Needless to say, our motorcycle hipster doesn't believe this at first, and when Edna tells him she was attacked by a zombie while he was getting directions, he patronizingly tells her she was merely scared of being alone at dusk. The female characters are patronized and condescended to throughout the film, and the filmmakers seem to condone and support this condescension.
Anyway, when our pair arrives at the sister's home, the zombie mayhem begins. You probably know most of the rest if you've seen a zombie movie.

I forgot to mention American character actor Arthur Kennedy as the detective. He blusters and hams it up throughout the film, telling our protagonist that he is guilty of the zombie murders because of his "long hair and faggot clothes. It's nothing but sex, drugs, and filth for you people." Will he get his comeuppance?
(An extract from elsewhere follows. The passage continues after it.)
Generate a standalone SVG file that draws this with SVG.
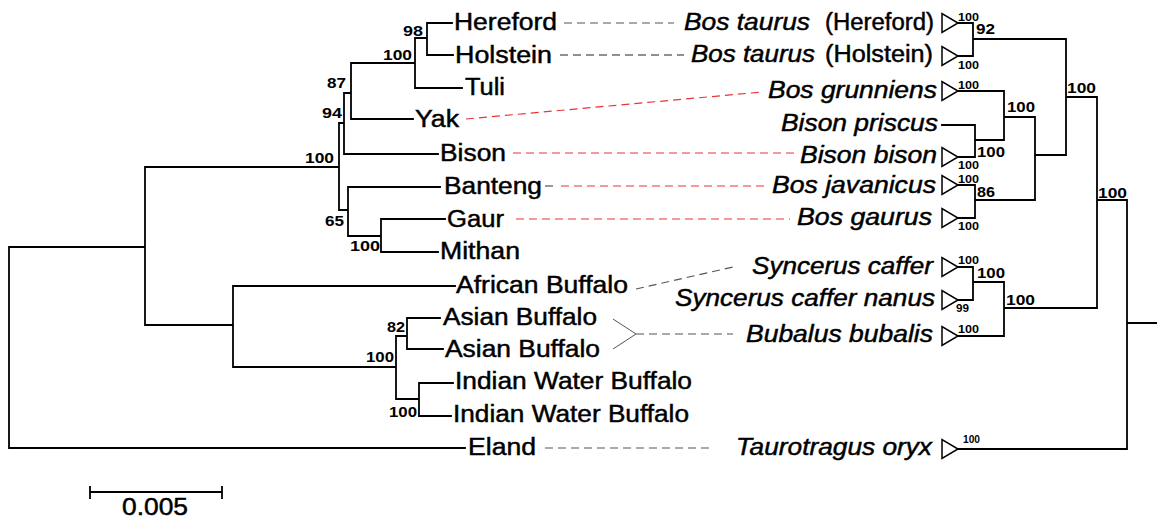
<svg xmlns="http://www.w3.org/2000/svg" width="1157" height="519" viewBox="0 0 1157 519">
<style>
.br{fill:none;stroke:#000;stroke-width:1.8;stroke-linecap:square}
.lf{font-family:"Liberation Sans",Arial,sans-serif;font-size:23px;fill:#000;stroke:#000;stroke-width:0.45}
.it{font-style:italic}
.bs{font-family:"Liberation Sans",Arial,sans-serif;font-size:15px;font-weight:bold;fill:#000}
.bsr{font-family:"Liberation Sans",Arial,sans-serif;font-size:14px;font-weight:bold;fill:#000}
.sm{font-family:"Liberation Sans",Arial,sans-serif;font-size:11.5px;font-weight:bold;fill:#000}
.dg{fill:none;stroke:#555;stroke-width:1.2;stroke-dasharray:8 5}
.dk{fill:none;stroke:#222;stroke-width:1.2;stroke-dasharray:8 5}
.dr{fill:none;stroke:#e83535;stroke-width:1.2;stroke-dasharray:8 5}
.tri{fill:#fff;stroke:#000;stroke-width:1.5}
</style>
<defs>
<polygon id="tri" points="0,-9.5 0,9.5 16,0"/>
</defs>
<rect width="1157" height="519" fill="#fff"/>
<g id="connectors">
<path class="br" d="M9,247 V448 M9,247 H145 M9,448 H465
M145,167 V325 M145,167 H339 M145,325 H233
M339,123 V210 M339,123 H344 M339,210 H348
M344,93 V154 M344,93 H351 M344,154 H438
M351,63 V119 M351,63 H415 M351,119 H413
M415,38 V88 M415,38 H427 M415,88 H462
M427,23 V55 M427,23 H452 M427,55 H453
M348,187 V236 M348,187 H440 M348,236 H381
M381,219 V252 M381,219 H445 M381,252 H438
M233,286 V367 M233,286 H455 M233,367 H396
M396,336 V399 M396,336 H407 M396,399 H419
M407,318 V349 M407,318 H440 M407,349 H443
M419,383 V416 M419,383 H453 M419,416 H451"/>
<path class="br" d="M958,23 H973 V56 H958 M973,39 H1066
M958,91 H1004 V140 M942,125 H975 V157 H958 M975,140 H1004 M1004,117 H1035
M958,185 H975 V218 H958 M975,200 H1035 M1035,117 V200 M1035,155 H1066 M1066,39 V155 M1066,97 H1097
M958,267 H973 V300 H958 M973,282 H1004 M958,336 H1004 V282 M1004,308 H1097 M1097,97 V308 M1097,200 H1127 M1127,200 V449 M958,449 H1127 M1127,323 H1157"/>
<path class="dg" d="M564,23 H674"/>
<path class="dk" d="M560,55 H684"/>
<path class="dr" d="M466,119 L762,92"/>
<path class="dr" d="M513,153 H798"/>
<path class="dg" d="M545,186 H558"/>
<path class="dr" d="M561,186 H767"/>
<path class="dr" d="M516,219 H790"/>
<path class="dg" d="M636,289 L733,267"/>
<path class="dg" style="stroke-dasharray:none;stroke-width:1" d="M613,319 L636,334 L613,349"/>
<path class="dg" d="M636,334 H733"/>
<path class="dg" d="M545,448 H714"/>
<path class="br" d="M90,492 H222 M90,487 V498 M222,487 V498"/>
</g>
<g id="triangles">
<use href="#tri" class="tri" x="942" y="23"/>
<use href="#tri" class="tri" x="942" y="56"/>
<use href="#tri" class="tri" x="942" y="91"/>
<use href="#tri" class="tri" x="942" y="157"/>
<use href="#tri" class="tri" x="942" y="185"/>
<use href="#tri" class="tri" x="942" y="218"/>
<use href="#tri" class="tri" x="942" y="267"/>
<use href="#tri" class="tri" x="942" y="300"/>
<use href="#tri" class="tri" x="942" y="336"/>
<use href="#tri" class="tri" x="942" y="449"/>
</g>
<g id="n-hereford"><text class="lf" x="454" y="30" textLength="103" lengthAdjust="spacingAndGlyphs">Hereford</text><text class="lf it" x="684" y="30" textLength="126" lengthAdjust="spacingAndGlyphs">Bos taurus</text><text class="lf" x="825" y="30" textLength="109" lengthAdjust="spacingAndGlyphs">(Hereford)</text></g>
<g id="n-holstein"><text class="lf" x="455" y="63" textLength="97" lengthAdjust="spacingAndGlyphs">Holstein</text><text class="lf it" x="691" y="62" textLength="124" lengthAdjust="spacingAndGlyphs">Bos taurus</text><text class="lf" x="825" y="62" textLength="108" lengthAdjust="spacingAndGlyphs">(Holstein)</text></g>
<g id="n-tuli"><text class="lf" x="465" y="95" textLength="40" lengthAdjust="spacingAndGlyphs">Tuli</text></g>
<g id="n-yak"><text class="lf" x="415" y="127" textLength="44" lengthAdjust="spacingAndGlyphs">Yak</text><text class="lf it" x="768" y="98" textLength="169" lengthAdjust="spacingAndGlyphs">Bos grunniens</text></g>
<g id="n-priscus"><text class="lf it" x="781" y="131" textLength="157" lengthAdjust="spacingAndGlyphs">Bison priscus</text></g>
<g id="n-bison"><text class="lf" x="440" y="161" textLength="66" lengthAdjust="spacingAndGlyphs">Bison</text><text class="lf it" x="800" y="163" textLength="137" lengthAdjust="spacingAndGlyphs">Bison bison</text></g>
<g id="n-banteng"><text class="lf" x="444" y="194" textLength="98" lengthAdjust="spacingAndGlyphs">Banteng</text><text class="lf it" x="772" y="193" textLength="164" lengthAdjust="spacingAndGlyphs">Bos javanicus</text></g>
<g id="n-gaur"><text class="lf" x="447" y="227" textLength="57" lengthAdjust="spacingAndGlyphs">Gaur</text><text class="lf it" x="797" y="225" textLength="135" lengthAdjust="spacingAndGlyphs">Bos gaurus</text></g>
<g id="n-mithan"><text class="lf" x="440" y="259" textLength="80" lengthAdjust="spacingAndGlyphs">Mithan</text></g>
<g id="n-african"><text class="lf" x="456" y="293" textLength="172" lengthAdjust="spacingAndGlyphs">African Buffalo</text><text class="lf it" x="752" y="274" textLength="181" lengthAdjust="spacingAndGlyphs">Syncerus caffer</text></g>
<g id="n-nanus"><text class="lf it" x="675" y="306" textLength="260" lengthAdjust="spacingAndGlyphs">Syncerus caffer nanus</text></g>
<g id="n-asian"><text class="lf" x="443" y="325" textLength="154" lengthAdjust="spacingAndGlyphs">Asian Buffalo</text><text class="lf" x="445" y="357" textLength="155" lengthAdjust="spacingAndGlyphs">Asian Buffalo</text><text class="lf it" x="746" y="342" textLength="187" lengthAdjust="spacingAndGlyphs">Bubalus bubalis</text></g>
<g id="n-indian"><text class="lf" x="455" y="389" textLength="237" lengthAdjust="spacingAndGlyphs">Indian Water Buffalo</text><text class="lf" x="453" y="422" textLength="236" lengthAdjust="spacingAndGlyphs">Indian Water Buffalo</text></g>
<g id="n-eland"><text class="lf" x="468" y="455" textLength="68" lengthAdjust="spacingAndGlyphs">Eland</text><text class="lf it" x="736" y="455" textLength="196" lengthAdjust="spacingAndGlyphs">Taurotragus oryx</text></g>
<g id="bootstrap-left">
<text class="bs" x="403" y="36" textLength="20" lengthAdjust="spacingAndGlyphs">98</text>
<text class="bs" x="383" y="60" textLength="29" lengthAdjust="spacingAndGlyphs">100</text>
<text class="bs" x="327" y="88" textLength="19" lengthAdjust="spacingAndGlyphs">87</text>
<text class="bs" x="322" y="118" textLength="20" lengthAdjust="spacingAndGlyphs">94</text>
<text class="bs" x="305" y="163" textLength="29" lengthAdjust="spacingAndGlyphs">100</text>
<text class="bs" x="325" y="226" textLength="19" lengthAdjust="spacingAndGlyphs">65</text>
<text class="bs" x="350" y="251" textLength="30" lengthAdjust="spacingAndGlyphs">100</text>
<text class="bs" x="387" y="332" textLength="18" lengthAdjust="spacingAndGlyphs">82</text>
<text class="bs" x="366" y="362" textLength="28" lengthAdjust="spacingAndGlyphs">100</text>
<text class="bs" x="389" y="417" textLength="28" lengthAdjust="spacingAndGlyphs">100</text>
</g>
<g id="bootstrap-right">
<text class="bsr" x="976" y="34" textLength="19" lengthAdjust="spacingAndGlyphs">92</text>
<text class="bsr" x="1067" y="93" textLength="29" lengthAdjust="spacingAndGlyphs">100</text>
<text class="bsr" x="1007" y="112" textLength="28" lengthAdjust="spacingAndGlyphs">100</text>
<text class="bsr" x="977" y="157" textLength="28" lengthAdjust="spacingAndGlyphs">100</text>
<text class="bsr" x="977" y="197" textLength="18" lengthAdjust="spacingAndGlyphs">86</text>
<text class="bsr" x="1098" y="198" textLength="29" lengthAdjust="spacingAndGlyphs">100</text>
<text class="bsr" x="977" y="278" textLength="28" lengthAdjust="spacingAndGlyphs">100</text>
<text class="bsr" x="1006" y="305" textLength="29" lengthAdjust="spacingAndGlyphs">100</text>
<text class="sm" x="958" y="21" textLength="21" lengthAdjust="spacingAndGlyphs">100</text>
<text class="sm" x="958" y="69" textLength="21" lengthAdjust="spacingAndGlyphs">100</text>
<text class="sm" x="958" y="89" textLength="21" lengthAdjust="spacingAndGlyphs">100</text>
<text class="sm" x="958" y="169" textLength="21" lengthAdjust="spacingAndGlyphs">100</text>
<text class="sm" x="958" y="183" textLength="21" lengthAdjust="spacingAndGlyphs">100</text>
<text class="sm" x="958" y="230" textLength="21" lengthAdjust="spacingAndGlyphs">100</text>
<text class="sm" x="958" y="264" textLength="21" lengthAdjust="spacingAndGlyphs">100</text>
<text class="sm" x="956" y="312" textLength="13" lengthAdjust="spacingAndGlyphs">99</text>
<text class="sm" x="958" y="333" textLength="21" lengthAdjust="spacingAndGlyphs">100</text>
<text class="sm" x="963" y="443" textLength="17" lengthAdjust="spacingAndGlyphs">100</text>
</g>
<g id="scale"><text class="lf" x="122" y="515" textLength="66" lengthAdjust="spacingAndGlyphs">0.005</text></g>
</svg>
These are possibly the stupidest characters ever put on film. In one scene, the characters are facing down zombies climbing a ladder. They kick the zombies off the ladder, but never think about kicking the ladder over, even though they don't need to go back down the ladder. In another scene, a policeman decides to run out of his safe hiding place, face down some zombies, and grab his radio to tell the chief detective where he is, even though he radioed his chief and told him where he was when he first arrived. The detective, who has been trying to radio the policeman, grows agitated that he can't reach him. His course of action: Send some backup? Go and check it out? No. Ignore it and do nothing. In another scene, our suspects steal a roll of film that may exonerate them from the police and get it developed themselves. Not suspicious at all. Also, Edna has no idea where her sister's house is, though she lives nearby. Do you know where your siblings live if you live in the same rough geographical area? I'm guessing you probably do.
I'm giving this one a marginal recommendation. I enjoyed it, but I can't say it's anything particularly special. See it if you have time.